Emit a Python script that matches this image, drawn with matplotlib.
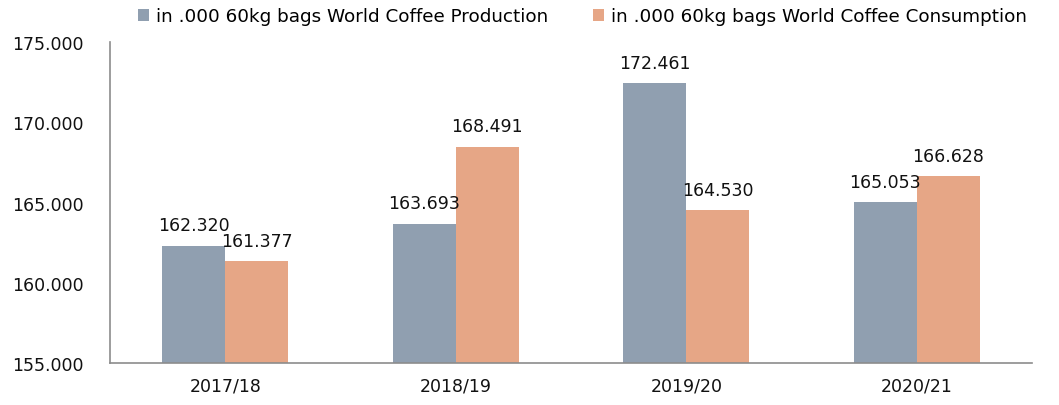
import matplotlib
matplotlib.use('Agg')
import matplotlib.pyplot as plt
import numpy as np

seasons = ['2017/18', '2018/19', '2019/20', '2020/21']
production = [162.320, 163.693, 172.461, 165.053]
consumption = [161.377, 168.491, 164.530, 166.628]
prod_label = 'in .000 60kg bags World Coffee Production'
cons_label = 'in .000 60kg bags World Coffee Consumption'

c_prod = '#909fb0'
c_cons = '#e6a686'

fig = plt.figure(figsize=(10.59, 4.06), dpi=100)
ax = fig.add_axes([0.1039, 0.1034, 0.8706, 0.7906])

x = np.arange(len(seasons))
w = 0.274
b1 = ax.bar(x - w / 2, production, w, color=c_prod, label=prod_label)
b2 = ax.bar(x + w / 2, consumption, w, color=c_cons, label=cons_label)

for bars, vals in [(b1, production), (b2, consumption)]:
    for r, v in zip(bars, vals):
        ax.annotate('%.3f' % v, (r.get_x() + r.get_width() / 2, v),
                    xytext=(0, 8), textcoords='offset points',
                    ha='center', va='bottom', fontsize=12.5, color='#111111')

ax.set_ylim(155, 175)
ax.set_xlim(-0.5, 3.5)
ax.set_yticks([155, 160, 165, 170, 175])
ax.set_yticklabels(['%.3f' % t for t in [155, 160, 165, 170, 175]])
ax.set_xticks(x)
ax.set_xticklabels(seasons)
ax.tick_params(axis='both', length=0, labelsize=12.5, labelcolor='#111111')
ax.tick_params(axis='y', pad=19)
ax.tick_params(axis='x', pad=10)
for s in ['top', 'right']:
    ax.spines[s].set_visible(False)
for s in ['left', 'bottom']:
    ax.spines[s].set_color('#8c8c8c')
    ax.spines[s].set_linewidth(1.2)

fig.legend(handles=[b1, b2], loc='upper center', bbox_to_anchor=(0.55, 1.02),
           ncol=2, frameon=False, fontsize=13.2, handlelength=0.6, handleheight=0.6,
           handletextpad=0.4, columnspacing=2.4)

fig.savefig('out.png', dpi=100)
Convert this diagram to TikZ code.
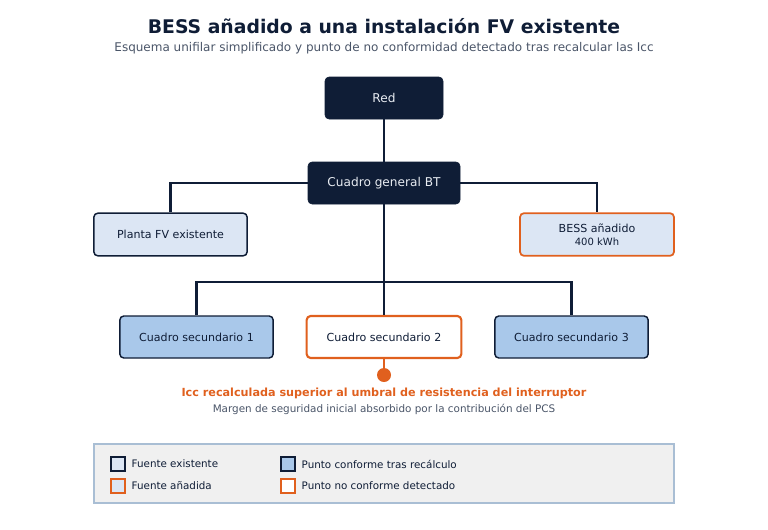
\documentclass[tikz,border=0pt]{standalone}
\usepackage{fontspec}
\setmainfont{DejaVu Sans}
\definecolor{navy}{HTML}{0F1D36}
\definecolor{lightfill}{HTML}{DCE6F4}
\definecolor{midfill}{HTML}{A9C8EA}
\definecolor{alertorange}{HTML}{E0601E}
\definecolor{subgray}{HTML}{4A5568}
\definecolor{legfill}{HTML}{F0F0F0}
\definecolor{legline}{HTML}{A9BED4}
\definecolor{paletext}{HTML}{E8ECF2}
\tikzset{
  basebox/.style={rounded corners=3pt, minimum height=31.5pt, align=center,
    text=navy, font=\fontsize{8.3}{10}\selectfont},
  darkbox/.style={basebox, fill=navy, draw=navy, text=paletext, font=\fontsize{9.1}{11}\selectfont},
  srcbox/.style={basebox, fill=lightfill, draw=navy, line width=1.1pt, minimum height=32pt},
  addbox/.style={basebox, fill=lightfill, draw=alertorange, line width=1.3pt, minimum height=32pt},
  okbox/.style={basebox, fill=midfill, draw=navy, line width=1.1pt},
  nokbox/.style={basebox, fill=white, draw=alertorange, line width=1.6pt},
  wire/.style={draw=navy, line width=1.9pt},
  swatch/.style={minimum size=10.5pt, inner sep=0pt},
  legtext/.style={anchor=west, text=navy, font=\fontsize{7.75}{9.5}\selectfont}
}
\begin{document}
\begin{tikzpicture}[x=0.75pt,y=-0.75pt]
    \useasboundingbox (0,0) rectangle (768,529);
    % titulo
    \node[text=navy, font=\fontsize{14.1}{17}\selectfont\bfseries] (title) at (384,26.5) {BESS añadido a una instalación FV existente};
    \node[text=subgray, font=\fontsize{9}{11}\selectfont] (subtitle) at (384,48.5) {Esquema unifilar simplificado y punto de no conformidad detectado tras recalcular las Icc};
    % nodos
    \node[darkbox, minimum width=88.5pt] (red) at (384,98) {Red};
    \node[darkbox, minimum width=114pt] (cgbt) at (384,183) {Cuadro general BT};
    \node[srcbox, minimum width=115pt] (fv) at (170.5,234.5) {Planta FV existente};
    \node[addbox, minimum width=115.5pt] (bess) at (597,234.5) {BESS añadido\\{\fontsize{7.5}{9.5}\selectfont 400 kWh}};
    \node[okbox, minimum width=115pt] (cs1) at (196.5,337) {Cuadro secundario 1};
    \node[nokbox, minimum width=116pt] (cs2) at (384,337) {Cuadro secundario 2};
    \node[okbox, minimum width=115pt] (cs3) at (571.5,337) {Cuadro secundario 3};
    \coordinate (bus) at (384,282);
    % conexiones
    \draw[wire] (red) -- (cgbt);
    \draw[wire] (cgbt.west) -| (fv.north);
    \draw[wire] (cgbt.east) -| (bess.north);
    \draw[wire] (cgbt) -- (cs2);
    \draw[wire] (cs1.north) |- (bus) -| (cs3.north);
    % punto no conforme
    \node[circle, fill=alertorange, minimum size=10.5pt, inner sep=0pt] (fault) at (384,375) {};
    \draw[draw=alertorange, line width=1.8pt] (cs2) -- (fault);
    \node[text=alertorange, font=\fontsize{8.4}{10}\selectfont\bfseries] (warn) at (384,393) {Icc recalculada superior al umbral de resistencia del interruptor};
    \node[text=subgray, font=\fontsize{7.8}{9.5}\selectfont] (note) at (384,409) {Margen de seguridad inicial absorbido por la contribución del PCS};
    % leyenda
    \node[draw=legline, fill=legfill, line width=0.8pt, minimum width=435pt, minimum height=44.25pt, inner sep=0pt] (legend) at (384,473.5) {};
    \node[swatch, fill=lightfill, draw=navy, line width=0.8pt] (swA) at (118,464) {};
    \node[legtext] (lgA) at (127,464) {Fuente existente};
    \node[swatch, fill=lightfill, draw=alertorange, line width=1.3pt] (swB) at (118,486) {};
    \node[legtext] (lgB) at (127,486) {Fuente añadida};
    \node[swatch, fill=midfill, draw=navy, line width=0.8pt] (swC) at (288,464) {};
    \node[legtext] (lgC) at (297,464) {Punto conforme tras recálculo};
    \node[swatch, fill=white, draw=alertorange, line width=1.8pt] (swD) at (288,486) {};
    \node[legtext] (lgD) at (297,486) {Punto no conforme detectado};
\end{tikzpicture}
\end{document}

::::::

JOB
Output the lines above in full and exactly as given, omitting any pictures.

EXERCISE RESULT
Emit a Python script that matches this image, drawn with matplotlib.
import matplotlib
matplotlib.use('Agg')
import matplotlib.pyplot as plt
import numpy as np

seasons = ['2017/18', '2018/19', '2019/20', '2020/21']
production = [162.320, 163.693, 172.461, 165.053]
consumption = [161.377, 168.491, 164.530, 166.628]
prod_label = 'in .000 60kg bags World Coffee Production'
cons_label = 'in .000 60kg bags World Coffee Consumption'

c_prod = '#909fb0'
c_cons = '#e6a686'

fig = plt.figure(figsize=(10.59, 4.06), dpi=100)
ax = fig.add_axes([0.1039, 0.1034, 0.8706, 0.7906])

x = np.arange(len(seasons))
w = 0.274
b1 = ax.bar(x - w / 2, production, w, color=c_prod, label=prod_label)
b2 = ax.bar(x + w / 2, consumption, w, color=c_cons, label=cons_label)

for bars, vals in [(b1, production), (b2, consumption)]:
    for r, v in zip(bars, vals):
        ax.annotate('%.3f' % v, (r.get_x() + r.get_width() / 2, v),
                    xytext=(0, 8), textcoords='offset points',
                    ha='center', va='bottom', fontsize=12.5, color='#111111')

ax.set_ylim(155, 175)
ax.set_xlim(-0.5, 3.5)
ax.set_yticks([155, 160, 165, 170, 175])
ax.set_yticklabels(['%.3f' % t for t in [155, 160, 165, 170, 175]])
ax.set_xticks(x)
ax.set_xticklabels(seasons)
ax.tick_params(axis='both', length=0, labelsize=12.5, labelcolor='#111111')
ax.tick_params(axis='y', pad=19)
ax.tick_params(axis='x', pad=10)
for s in ['top', 'right']:
    ax.spines[s].set_visible(False)
for s in ['left', 'bottom']:
    ax.spines[s].set_color('#8c8c8c')
    ax.spines[s].set_linewidth(1.2)

fig.legend(handles=[b1, b2], loc='upper center', bbox_to_anchor=(0.55, 1.02),
           ncol=2, frameon=False, fontsize=13.2, handlelength=0.6, handleheight=0.6,
           handletextpad=0.4, columnspacing=2.4)

fig.savefig('out.png', dpi=100)
Convert this diagram to TikZ code.
\documentclass[tikz,border=0pt]{standalone}
\usepackage{fontspec}
\setmainfont{DejaVu Sans}
\definecolor{navy}{HTML}{0F1D36}
\definecolor{lightfill}{HTML}{DCE6F4}
\definecolor{midfill}{HTML}{A9C8EA}
\definecolor{alertorange}{HTML}{E0601E}
\definecolor{subgray}{HTML}{4A5568}
\definecolor{legfill}{HTML}{F0F0F0}
\definecolor{legline}{HTML}{A9BED4}
\definecolor{paletext}{HTML}{E8ECF2}
\tikzset{
  basebox/.style={rounded corners=3pt, minimum height=31.5pt, align=center,
    text=navy, font=\fontsize{8.3}{10}\selectfont},
  darkbox/.style={basebox, fill=navy, draw=navy, text=paletext, font=\fontsize{9.1}{11}\selectfont},
  srcbox/.style={basebox, fill=lightfill, draw=navy, line width=1.1pt, minimum height=32pt},
  addbox/.style={basebox, fill=lightfill, draw=alertorange, line width=1.3pt, minimum height=32pt},
  okbox/.style={basebox, fill=midfill, draw=navy, line width=1.1pt},
  nokbox/.style={basebox, fill=white, draw=alertorange, line width=1.6pt},
  wire/.style={draw=navy, line width=1.9pt},
  swatch/.style={minimum size=10.5pt, inner sep=0pt},
  legtext/.style={anchor=west, text=navy, font=\fontsize{7.75}{9.5}\selectfont}
}
\begin{document}
\begin{tikzpicture}[x=0.75pt,y=-0.75pt]
    \useasboundingbox (0,0) rectangle (768,529);
    % titulo
    \node[text=navy, font=\fontsize{14.1}{17}\selectfont\bfseries] (title) at (384,26.5) {BESS añadido a una instalación FV existente};
    \node[text=subgray, font=\fontsize{9}{11}\selectfont] (subtitle) at (384,48.5) {Esquema unifilar simplificado y punto de no conformidad detectado tras recalcular las Icc};
    % nodos
    \node[darkbox, minimum width=88.5pt] (red) at (384,98) {Red};
    \node[darkbox, minimum width=114pt] (cgbt) at (384,183) {Cuadro general BT};
    \node[srcbox, minimum width=115pt] (fv) at (170.5,234.5) {Planta FV existente};
    \node[addbox, minimum width=115.5pt] (bess) at (597,234.5) {BESS añadido\\{\fontsize{7.5}{9.5}\selectfont 400 kWh}};
    \node[okbox, minimum width=115pt] (cs1) at (196.5,337) {Cuadro secundario 1};
    \node[nokbox, minimum width=116pt] (cs2) at (384,337) {Cuadro secundario 2};
    \node[okbox, minimum width=115pt] (cs3) at (571.5,337) {Cuadro secundario 3};
    \coordinate (bus) at (384,282);
    % conexiones
    \draw[wire] (red) -- (cgbt);
    \draw[wire] (cgbt.west) -| (fv.north);
    \draw[wire] (cgbt.east) -| (bess.north);
    \draw[wire] (cgbt) -- (cs2);
    \draw[wire] (cs1.north) |- (bus) -| (cs3.north);
    % punto no conforme
    \node[circle, fill=alertorange, minimum size=10.5pt, inner sep=0pt] (fault) at (384,375) {};
    \draw[draw=alertorange, line width=1.8pt] (cs2) -- (fault);
    \node[text=alertorange, font=\fontsize{8.4}{10}\selectfont\bfseries] (warn) at (384,393) {Icc recalculada superior al umbral de resistencia del interruptor};
    \node[text=subgray, font=\fontsize{7.8}{9.5}\selectfont] (note) at (384,409) {Margen de seguridad inicial absorbido por la contribución del PCS};
    % leyenda
    \node[draw=legline, fill=legfill, line width=0.8pt, minimum width=435pt, minimum height=44.25pt, inner sep=0pt] (legend) at (384,473.5) {};
    \node[swatch, fill=lightfill, draw=navy, line width=0.8pt] (swA) at (118,464) {};
    \node[legtext] (lgA) at (127,464) {Fuente existente};
    \node[swatch, fill=lightfill, draw=alertorange, line width=1.3pt] (swB) at (118,486) {};
    \node[legtext] (lgB) at (127,486) {Fuente añadida};
    \node[swatch, fill=midfill, draw=navy, line width=0.8pt] (swC) at (288,464) {};
    \node[legtext] (lgC) at (297,464) {Punto conforme tras recálculo};
    \node[swatch, fill=white, draw=alertorange, line width=1.8pt] (swD) at (288,486) {};
    \node[legtext] (lgD) at (297,486) {Punto no conforme detectado};
\end{tikzpicture}
\end{document}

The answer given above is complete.